===== EXERCISE INPUTS =====

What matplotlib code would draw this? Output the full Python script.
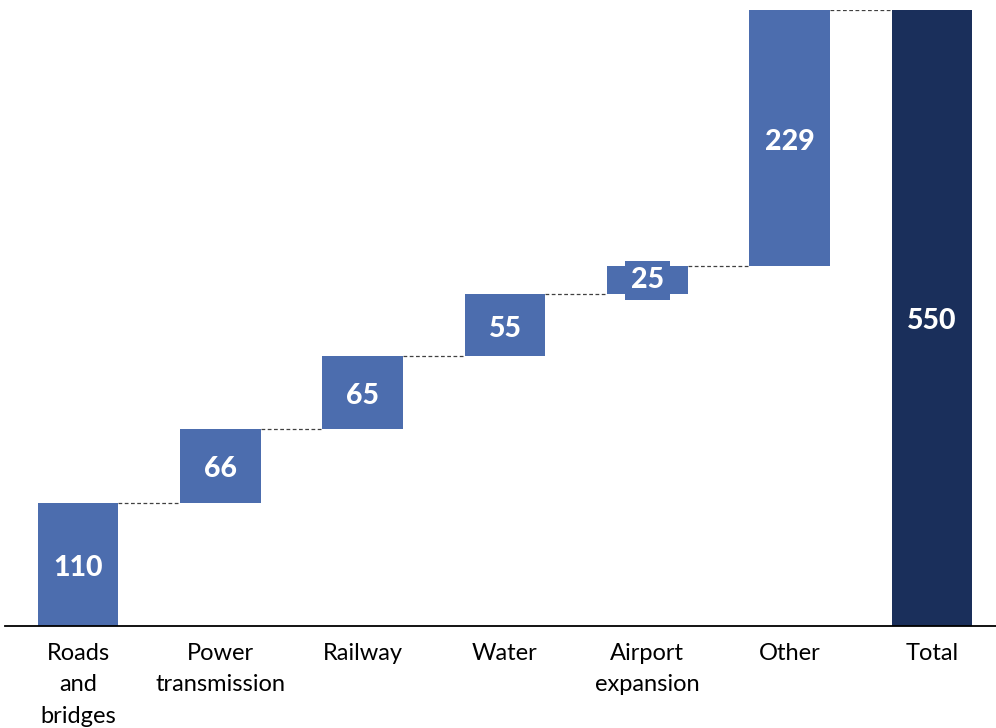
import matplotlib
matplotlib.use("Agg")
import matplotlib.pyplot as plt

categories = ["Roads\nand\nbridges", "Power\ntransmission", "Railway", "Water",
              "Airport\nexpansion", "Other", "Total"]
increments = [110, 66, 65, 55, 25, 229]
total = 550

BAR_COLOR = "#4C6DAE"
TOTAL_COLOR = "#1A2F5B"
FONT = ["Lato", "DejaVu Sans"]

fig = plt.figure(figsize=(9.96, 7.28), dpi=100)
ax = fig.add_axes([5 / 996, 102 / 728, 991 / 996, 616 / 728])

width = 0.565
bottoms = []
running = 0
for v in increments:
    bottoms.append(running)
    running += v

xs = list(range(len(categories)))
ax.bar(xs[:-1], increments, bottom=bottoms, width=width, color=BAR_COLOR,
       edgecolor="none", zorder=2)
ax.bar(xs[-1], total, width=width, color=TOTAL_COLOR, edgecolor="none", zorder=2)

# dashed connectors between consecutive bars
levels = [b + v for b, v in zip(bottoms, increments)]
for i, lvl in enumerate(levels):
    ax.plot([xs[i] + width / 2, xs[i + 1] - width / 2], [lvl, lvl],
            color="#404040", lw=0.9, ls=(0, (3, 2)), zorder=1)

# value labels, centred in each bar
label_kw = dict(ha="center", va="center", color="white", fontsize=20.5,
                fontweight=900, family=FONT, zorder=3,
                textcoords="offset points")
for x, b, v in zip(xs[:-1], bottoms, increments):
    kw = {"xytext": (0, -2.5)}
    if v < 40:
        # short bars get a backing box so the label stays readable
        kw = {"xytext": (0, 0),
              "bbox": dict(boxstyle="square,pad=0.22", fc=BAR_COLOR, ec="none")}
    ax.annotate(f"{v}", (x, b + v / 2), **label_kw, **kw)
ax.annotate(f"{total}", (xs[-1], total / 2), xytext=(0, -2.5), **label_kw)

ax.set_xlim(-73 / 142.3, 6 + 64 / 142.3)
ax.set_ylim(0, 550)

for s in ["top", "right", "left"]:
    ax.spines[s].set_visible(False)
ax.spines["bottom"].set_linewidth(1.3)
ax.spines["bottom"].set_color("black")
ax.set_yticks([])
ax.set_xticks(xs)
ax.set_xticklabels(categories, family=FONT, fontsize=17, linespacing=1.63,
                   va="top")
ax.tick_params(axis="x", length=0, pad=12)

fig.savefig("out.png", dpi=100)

=====
===== EXERCISE INPUTS =====

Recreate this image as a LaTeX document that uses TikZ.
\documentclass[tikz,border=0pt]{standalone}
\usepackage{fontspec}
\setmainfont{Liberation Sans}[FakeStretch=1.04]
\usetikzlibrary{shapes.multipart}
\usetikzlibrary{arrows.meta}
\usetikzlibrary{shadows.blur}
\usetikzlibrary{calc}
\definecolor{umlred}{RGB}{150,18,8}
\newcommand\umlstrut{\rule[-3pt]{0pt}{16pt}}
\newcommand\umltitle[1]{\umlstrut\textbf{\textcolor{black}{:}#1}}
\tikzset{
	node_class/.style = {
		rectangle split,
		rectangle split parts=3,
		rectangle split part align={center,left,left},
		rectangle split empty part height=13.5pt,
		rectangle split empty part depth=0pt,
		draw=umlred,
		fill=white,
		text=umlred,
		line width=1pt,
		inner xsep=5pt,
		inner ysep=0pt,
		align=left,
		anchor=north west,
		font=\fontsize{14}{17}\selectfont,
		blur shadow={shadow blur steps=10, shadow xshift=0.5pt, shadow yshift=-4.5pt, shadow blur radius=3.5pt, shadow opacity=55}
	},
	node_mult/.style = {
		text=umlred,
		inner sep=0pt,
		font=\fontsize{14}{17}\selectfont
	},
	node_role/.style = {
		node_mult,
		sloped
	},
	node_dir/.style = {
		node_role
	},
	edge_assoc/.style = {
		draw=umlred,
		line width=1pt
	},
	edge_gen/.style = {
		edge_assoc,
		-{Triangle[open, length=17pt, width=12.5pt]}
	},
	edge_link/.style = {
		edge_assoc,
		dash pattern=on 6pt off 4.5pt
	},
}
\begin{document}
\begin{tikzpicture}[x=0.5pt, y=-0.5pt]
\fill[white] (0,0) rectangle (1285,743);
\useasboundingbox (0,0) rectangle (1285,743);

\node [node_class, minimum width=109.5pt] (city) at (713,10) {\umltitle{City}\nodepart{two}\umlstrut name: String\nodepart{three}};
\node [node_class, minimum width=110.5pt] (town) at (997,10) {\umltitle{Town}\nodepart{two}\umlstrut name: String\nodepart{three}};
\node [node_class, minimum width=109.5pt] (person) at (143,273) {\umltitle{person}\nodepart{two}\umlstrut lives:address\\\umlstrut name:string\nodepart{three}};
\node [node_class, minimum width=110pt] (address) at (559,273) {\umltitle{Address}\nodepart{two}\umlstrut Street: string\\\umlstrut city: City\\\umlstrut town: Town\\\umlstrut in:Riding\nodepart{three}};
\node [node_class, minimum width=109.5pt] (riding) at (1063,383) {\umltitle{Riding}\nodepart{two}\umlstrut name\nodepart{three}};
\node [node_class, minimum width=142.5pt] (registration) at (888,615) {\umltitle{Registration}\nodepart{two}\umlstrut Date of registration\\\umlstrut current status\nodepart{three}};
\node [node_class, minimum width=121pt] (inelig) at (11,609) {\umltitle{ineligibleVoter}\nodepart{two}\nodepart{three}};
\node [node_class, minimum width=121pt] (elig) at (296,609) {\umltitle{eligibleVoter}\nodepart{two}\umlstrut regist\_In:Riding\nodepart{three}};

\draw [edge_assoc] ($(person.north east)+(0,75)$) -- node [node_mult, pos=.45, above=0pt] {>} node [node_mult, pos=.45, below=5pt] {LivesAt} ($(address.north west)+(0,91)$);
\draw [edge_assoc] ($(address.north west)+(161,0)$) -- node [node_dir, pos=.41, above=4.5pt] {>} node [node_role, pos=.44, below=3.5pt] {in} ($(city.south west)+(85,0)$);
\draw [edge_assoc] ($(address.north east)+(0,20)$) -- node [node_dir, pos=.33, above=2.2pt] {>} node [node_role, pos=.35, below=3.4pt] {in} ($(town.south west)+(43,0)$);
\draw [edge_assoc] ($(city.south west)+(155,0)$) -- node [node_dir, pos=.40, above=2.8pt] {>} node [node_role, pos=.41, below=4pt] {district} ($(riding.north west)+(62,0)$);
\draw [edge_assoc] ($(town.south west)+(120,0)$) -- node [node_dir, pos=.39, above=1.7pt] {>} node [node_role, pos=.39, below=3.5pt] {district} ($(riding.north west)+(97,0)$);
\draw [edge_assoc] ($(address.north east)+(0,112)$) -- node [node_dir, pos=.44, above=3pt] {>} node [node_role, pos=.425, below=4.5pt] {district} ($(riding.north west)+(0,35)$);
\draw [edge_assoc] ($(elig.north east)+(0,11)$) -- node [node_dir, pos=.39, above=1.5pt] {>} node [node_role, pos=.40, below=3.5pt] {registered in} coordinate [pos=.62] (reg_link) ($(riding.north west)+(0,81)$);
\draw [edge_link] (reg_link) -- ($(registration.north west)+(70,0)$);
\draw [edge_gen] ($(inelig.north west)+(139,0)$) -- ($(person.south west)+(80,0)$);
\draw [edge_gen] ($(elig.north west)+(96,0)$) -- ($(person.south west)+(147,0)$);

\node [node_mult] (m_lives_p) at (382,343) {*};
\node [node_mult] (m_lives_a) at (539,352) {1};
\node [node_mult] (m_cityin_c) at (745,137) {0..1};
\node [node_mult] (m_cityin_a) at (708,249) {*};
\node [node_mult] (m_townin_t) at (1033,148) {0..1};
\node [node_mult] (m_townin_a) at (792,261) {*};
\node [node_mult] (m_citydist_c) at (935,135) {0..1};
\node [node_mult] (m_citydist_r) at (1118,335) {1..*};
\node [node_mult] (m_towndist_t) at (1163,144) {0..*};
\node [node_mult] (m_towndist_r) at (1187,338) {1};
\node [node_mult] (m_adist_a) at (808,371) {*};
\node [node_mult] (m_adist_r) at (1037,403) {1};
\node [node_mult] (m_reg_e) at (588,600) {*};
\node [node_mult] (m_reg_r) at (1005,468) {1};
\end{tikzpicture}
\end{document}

=====

Nothing but the lines from the one containing "What matplotlib code" through the one containing "import matplotlib.pyplot as plt" should appear in your copy, exactly as written and without pictures.

What matplotlib code would draw this? Output the full Python script.
import matplotlib
matplotlib.use("Agg")
import matplotlib.pyplot as plt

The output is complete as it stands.